減税によって増えた可処分所得は、翌年以降も継続して消費と投資を押し上げる。消費が増えれば企業の売上が伸び、生産投資が増加する。投資が増えれば雇用と所得が拡大し、再び消費が増える。
この循環が経済全体を押し上げ、実質賃金を長期的に引き上げていく。
経済成長とは「お金が使われること」であり、消費も投資もすべて需要そのものだ。減税は、その需要を直接的に押し上げる最も確実な手段といえる。
消費税減税と「誤った公平論」
一方で、「高所得者の負担も軽くなる」として減税に反対する声もある。だが、この議論は本質を見誤っている。
たとえば、消費税が廃止され、高額商品が値下がりすれば、これまで購買を控えていた高所得層が動く。その支出は、自動車メーカーや販売業者、下請け工場など、多くの労働者の所得へと変わる。お金は消えるのではなく、循環して新たな所得を生むのだ。
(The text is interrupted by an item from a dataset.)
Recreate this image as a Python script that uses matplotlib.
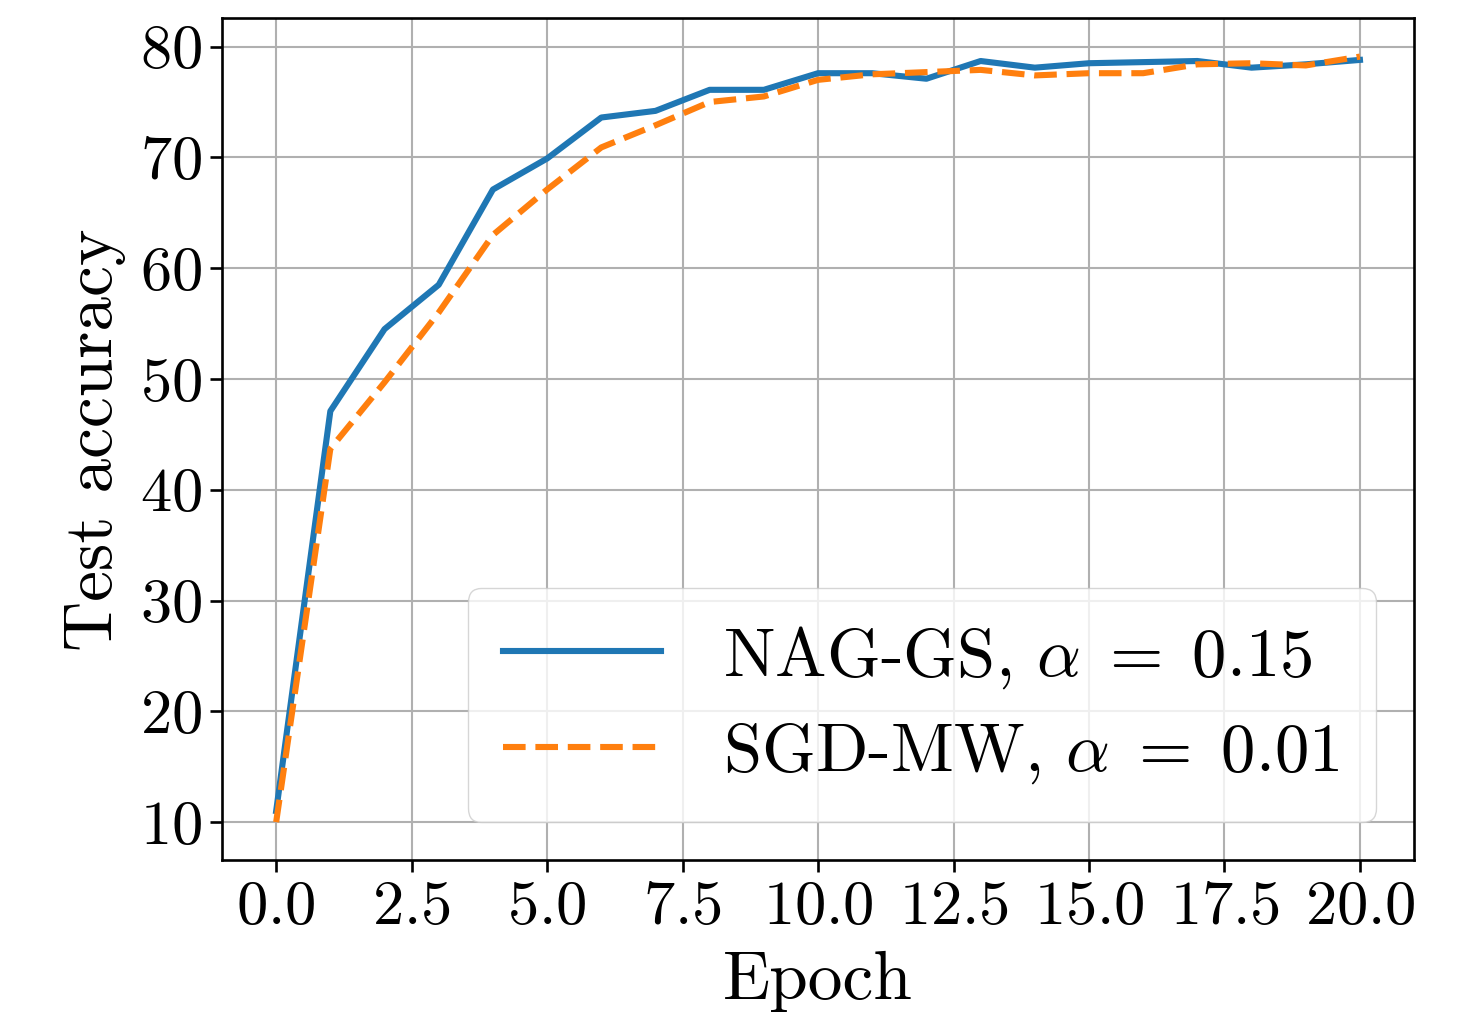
import matplotlib
matplotlib.use('Agg')
import matplotlib.pyplot as plt
import numpy as np

plt.rcParams['font.family'] = 'serif'
plt.rcParams['font.serif'] = ['cmr10']
plt.rcParams['mathtext.fontset'] = 'cm'
plt.rcParams['axes.formatter.use_mathtext'] = True

epochs = np.arange(21)
nag_gs = [11.0, 47.1, 54.5, 58.5, 67.1, 69.9, 73.6, 74.2, 76.1, 76.1, 77.6,
          77.6, 77.1, 78.7, 78.1, 78.5, 78.6, 78.7, 78.1, 78.4, 78.8]
sgd_mw = [10.0, 43.7, 49.7, 56.0, 63.0, 67.1, 70.9, 72.9, 75.0, 75.5, 77.0,
          77.5, 77.7, 77.9, 77.4, 77.6, 77.6, 78.4, 78.5, 78.3, 79.1]

fig, ax = plt.subplots(figsize=(14.7, 10.17), dpi=100)
fig.subplots_adjust(left=0.151, right=0.962, top=0.982, bottom=0.154)

ax.plot(epochs, nag_gs, '-', color='#1f77b4', linewidth=4.4, label=r'NAG-GS, $\alpha\;=\;0.15$')
ax.plot(epochs, sgd_mw, '--', color='#ff7f0e', linewidth=4.4, label=r'SGD-MW, $\alpha\;=\;0.01$')

ax.grid(True, color='#b0b0b0', linewidth=1.5)
ax.set_xticks(np.arange(0, 20.1, 2.5))
ax.set_yticks(np.arange(10, 81, 10))
ax.tick_params(labelsize=45, width=1.9, length=8.5, pad=6)
for s in ax.spines.values():
    s.set_linewidth(1.9)

ax.set_xlabel('Epoch', fontsize=50, labelpad=11)
ax.set_ylabel('Test accuracy', fontsize=50, labelpad=10)
ax.legend(loc='lower right', fontsize=49.5, handlelength=2.3, handletextpad=0.9,
          borderpad=0.52, labelspacing=0.45, borderaxespad=0.56)

plt.savefig('out.png')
「高所得者が得をする」というのは錯覚であり、実際には、より多くの人々に所得が行き渡る構造が生まれる。減税による需要拡大は、社会全体を豊かにする経済の基本原理にほかならない。
経済再生の鍵は「税を減らす勇気」
日本は今、戦後以来の供給制約の中にある。だが、過去の歴史が示すように、供給能力が損なわれた時こそ、需要を支える政策が必要だ。
3つの恒久減税――消費税、所得税、ガソリン税――こそが、実質賃金を押し上げ、停滞した日本を再び成長の軌道へ導く処方箋である。